Task to carry out: Nothing after the line with "4.29, 5.03, 3.81];" belongs in the copy; extract the lines below from the top through that line, pictures left out.

Stored data:
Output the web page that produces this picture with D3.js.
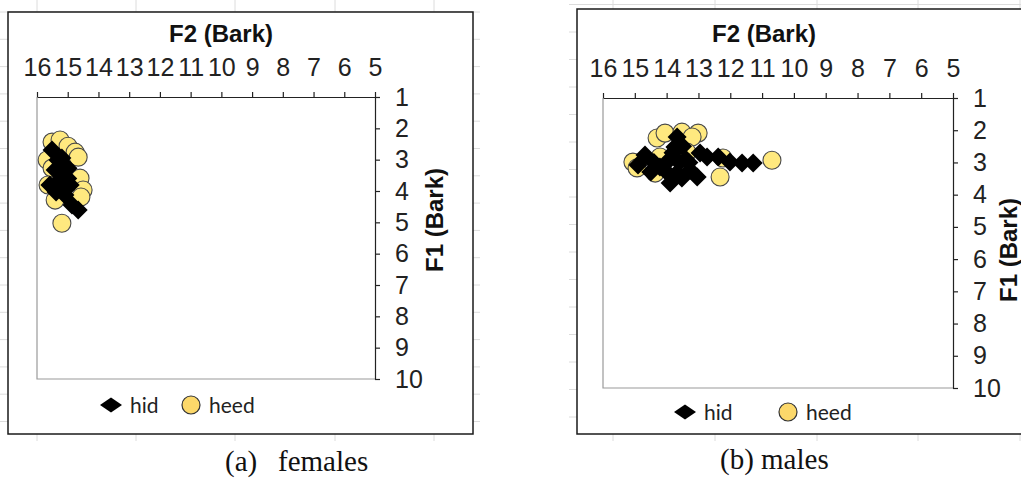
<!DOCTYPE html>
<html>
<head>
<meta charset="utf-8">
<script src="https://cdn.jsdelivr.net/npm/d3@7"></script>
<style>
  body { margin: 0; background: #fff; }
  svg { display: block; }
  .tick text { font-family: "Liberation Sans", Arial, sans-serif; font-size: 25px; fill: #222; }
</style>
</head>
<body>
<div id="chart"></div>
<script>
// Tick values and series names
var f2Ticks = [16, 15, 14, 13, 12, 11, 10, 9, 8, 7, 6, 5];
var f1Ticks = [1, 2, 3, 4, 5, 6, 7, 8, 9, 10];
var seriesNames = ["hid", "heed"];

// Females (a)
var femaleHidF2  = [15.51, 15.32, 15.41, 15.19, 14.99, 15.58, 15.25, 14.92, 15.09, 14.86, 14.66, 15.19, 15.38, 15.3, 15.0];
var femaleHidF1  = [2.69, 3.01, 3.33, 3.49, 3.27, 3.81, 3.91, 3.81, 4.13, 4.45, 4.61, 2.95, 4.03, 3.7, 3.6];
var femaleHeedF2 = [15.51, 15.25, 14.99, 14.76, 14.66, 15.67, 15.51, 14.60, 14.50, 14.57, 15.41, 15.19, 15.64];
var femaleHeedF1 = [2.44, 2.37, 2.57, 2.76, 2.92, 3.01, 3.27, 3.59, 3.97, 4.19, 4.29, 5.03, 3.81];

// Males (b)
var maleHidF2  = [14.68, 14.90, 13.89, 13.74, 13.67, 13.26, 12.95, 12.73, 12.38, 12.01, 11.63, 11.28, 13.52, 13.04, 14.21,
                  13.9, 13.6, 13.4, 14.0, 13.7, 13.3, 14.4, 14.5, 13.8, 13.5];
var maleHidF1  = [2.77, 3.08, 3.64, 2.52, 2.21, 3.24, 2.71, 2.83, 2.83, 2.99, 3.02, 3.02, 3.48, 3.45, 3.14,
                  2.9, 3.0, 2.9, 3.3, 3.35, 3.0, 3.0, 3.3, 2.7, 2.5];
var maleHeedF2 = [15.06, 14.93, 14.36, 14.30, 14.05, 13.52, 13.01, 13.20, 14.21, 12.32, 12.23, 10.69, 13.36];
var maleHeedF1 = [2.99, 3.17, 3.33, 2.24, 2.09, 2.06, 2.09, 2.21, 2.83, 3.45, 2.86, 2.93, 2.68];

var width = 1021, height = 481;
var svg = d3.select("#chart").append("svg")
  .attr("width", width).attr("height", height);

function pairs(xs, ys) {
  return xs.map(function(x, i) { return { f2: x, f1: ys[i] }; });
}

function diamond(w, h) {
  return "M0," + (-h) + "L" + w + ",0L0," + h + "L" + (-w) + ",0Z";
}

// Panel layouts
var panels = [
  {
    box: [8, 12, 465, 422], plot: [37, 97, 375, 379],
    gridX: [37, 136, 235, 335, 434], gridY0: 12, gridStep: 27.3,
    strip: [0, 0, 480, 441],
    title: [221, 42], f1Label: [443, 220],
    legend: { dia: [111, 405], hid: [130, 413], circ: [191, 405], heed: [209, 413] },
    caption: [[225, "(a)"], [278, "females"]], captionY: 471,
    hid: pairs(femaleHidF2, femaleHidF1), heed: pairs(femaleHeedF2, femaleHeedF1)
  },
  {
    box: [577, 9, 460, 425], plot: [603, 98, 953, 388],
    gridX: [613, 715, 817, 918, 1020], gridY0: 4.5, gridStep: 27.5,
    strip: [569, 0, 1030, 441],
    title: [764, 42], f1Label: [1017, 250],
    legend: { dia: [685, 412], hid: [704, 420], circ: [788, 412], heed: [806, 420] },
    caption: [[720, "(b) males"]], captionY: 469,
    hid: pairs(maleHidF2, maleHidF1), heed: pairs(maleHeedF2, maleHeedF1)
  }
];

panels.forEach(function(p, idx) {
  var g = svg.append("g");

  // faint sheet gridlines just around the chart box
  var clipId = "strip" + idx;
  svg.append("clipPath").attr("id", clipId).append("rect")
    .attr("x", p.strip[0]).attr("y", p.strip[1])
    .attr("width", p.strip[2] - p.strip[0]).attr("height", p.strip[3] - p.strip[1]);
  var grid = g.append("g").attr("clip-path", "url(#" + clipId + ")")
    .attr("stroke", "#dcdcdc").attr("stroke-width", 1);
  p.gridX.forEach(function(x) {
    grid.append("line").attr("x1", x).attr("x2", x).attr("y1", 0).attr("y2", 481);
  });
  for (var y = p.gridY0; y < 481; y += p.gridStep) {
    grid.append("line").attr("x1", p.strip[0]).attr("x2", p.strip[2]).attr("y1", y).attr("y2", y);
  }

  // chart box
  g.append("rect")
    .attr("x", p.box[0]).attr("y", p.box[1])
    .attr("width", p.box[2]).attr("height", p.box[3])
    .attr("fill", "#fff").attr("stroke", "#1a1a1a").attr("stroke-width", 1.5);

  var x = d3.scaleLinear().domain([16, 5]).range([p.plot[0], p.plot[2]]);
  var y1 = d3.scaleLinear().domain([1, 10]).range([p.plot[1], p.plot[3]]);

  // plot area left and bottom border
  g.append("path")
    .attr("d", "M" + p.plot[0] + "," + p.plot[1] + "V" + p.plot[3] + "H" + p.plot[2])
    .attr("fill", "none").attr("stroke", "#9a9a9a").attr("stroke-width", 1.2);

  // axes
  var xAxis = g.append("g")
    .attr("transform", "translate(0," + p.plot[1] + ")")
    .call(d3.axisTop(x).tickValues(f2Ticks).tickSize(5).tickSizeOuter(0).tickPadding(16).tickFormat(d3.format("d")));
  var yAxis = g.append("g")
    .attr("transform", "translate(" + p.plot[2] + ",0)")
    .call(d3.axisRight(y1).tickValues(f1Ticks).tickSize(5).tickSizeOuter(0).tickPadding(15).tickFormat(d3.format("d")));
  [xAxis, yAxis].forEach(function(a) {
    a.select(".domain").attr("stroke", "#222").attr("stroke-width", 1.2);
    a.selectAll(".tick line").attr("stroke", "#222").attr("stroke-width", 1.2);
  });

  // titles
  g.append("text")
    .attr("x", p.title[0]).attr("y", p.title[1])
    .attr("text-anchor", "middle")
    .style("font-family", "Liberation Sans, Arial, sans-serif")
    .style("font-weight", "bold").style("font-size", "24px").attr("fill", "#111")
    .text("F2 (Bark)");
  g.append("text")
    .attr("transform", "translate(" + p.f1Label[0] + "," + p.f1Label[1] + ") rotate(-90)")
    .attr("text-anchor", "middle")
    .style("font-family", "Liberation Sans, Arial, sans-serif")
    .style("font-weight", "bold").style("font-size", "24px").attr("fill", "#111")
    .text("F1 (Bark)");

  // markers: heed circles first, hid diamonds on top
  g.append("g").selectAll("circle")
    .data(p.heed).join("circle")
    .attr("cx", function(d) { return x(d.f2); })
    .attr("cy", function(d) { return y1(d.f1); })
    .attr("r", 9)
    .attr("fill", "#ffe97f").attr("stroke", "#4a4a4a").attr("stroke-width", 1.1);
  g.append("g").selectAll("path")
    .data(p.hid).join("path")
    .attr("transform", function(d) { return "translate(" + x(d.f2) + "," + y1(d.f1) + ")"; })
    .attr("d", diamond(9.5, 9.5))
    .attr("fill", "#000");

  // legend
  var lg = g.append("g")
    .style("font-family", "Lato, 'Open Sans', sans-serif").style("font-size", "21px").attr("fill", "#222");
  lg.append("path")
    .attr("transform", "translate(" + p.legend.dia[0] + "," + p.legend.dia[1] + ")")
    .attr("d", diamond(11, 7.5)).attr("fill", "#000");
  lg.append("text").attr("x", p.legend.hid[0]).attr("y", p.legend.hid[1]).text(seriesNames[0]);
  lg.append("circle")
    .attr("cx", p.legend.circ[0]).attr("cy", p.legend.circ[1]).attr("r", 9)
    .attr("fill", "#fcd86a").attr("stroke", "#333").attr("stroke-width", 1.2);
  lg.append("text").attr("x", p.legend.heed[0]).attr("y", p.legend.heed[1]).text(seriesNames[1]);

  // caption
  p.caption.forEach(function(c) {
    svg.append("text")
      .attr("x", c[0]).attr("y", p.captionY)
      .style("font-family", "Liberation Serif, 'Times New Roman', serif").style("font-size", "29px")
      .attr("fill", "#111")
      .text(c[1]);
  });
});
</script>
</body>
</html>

Response below:
Output the web page that produces this picture with D3.js.
<!DOCTYPE html>
<html>
<head>
<meta charset="utf-8">
<script src="https://cdn.jsdelivr.net/npm/d3@7"></script>
<style>
  body { margin: 0; background: #fff; }
  svg { display: block; }
  .tick text { font-family: "Liberation Sans", Arial, sans-serif; font-size: 25px; fill: #222; }
</style>
</head>
<body>
<div id="chart"></div>
<script>
// Tick values and series names
var f2Ticks = [16, 15, 14, 13, 12, 11, 10, 9, 8, 7, 6, 5];
var f1Ticks = [1, 2, 3, 4, 5, 6, 7, 8, 9, 10];
var seriesNames = ["hid", "heed"];

// Females (a)
var femaleHidF2  = [15.51, 15.32, 15.41, 15.19, 14.99, 15.58, 15.25, 14.92, 15.09, 14.86, 14.66, 15.19, 15.38, 15.3, 15.0];
var femaleHidF1  = [2.69, 3.01, 3.33, 3.49, 3.27, 3.81, 3.91, 3.81, 4.13, 4.45, 4.61, 2.95, 4.03, 3.7, 3.6];
var femaleHeedF2 = [15.51, 15.25, 14.99, 14.76, 14.66, 15.67, 15.51, 14.60, 14.50, 14.57, 15.41, 15.19, 15.64];
var femaleHeedF1 = [2.44, 2.37, 2.57, 2.76, 2.92, 3.01, 3.27, 3.59, 3.97, 4.19, 4.29, 5.03, 3.81];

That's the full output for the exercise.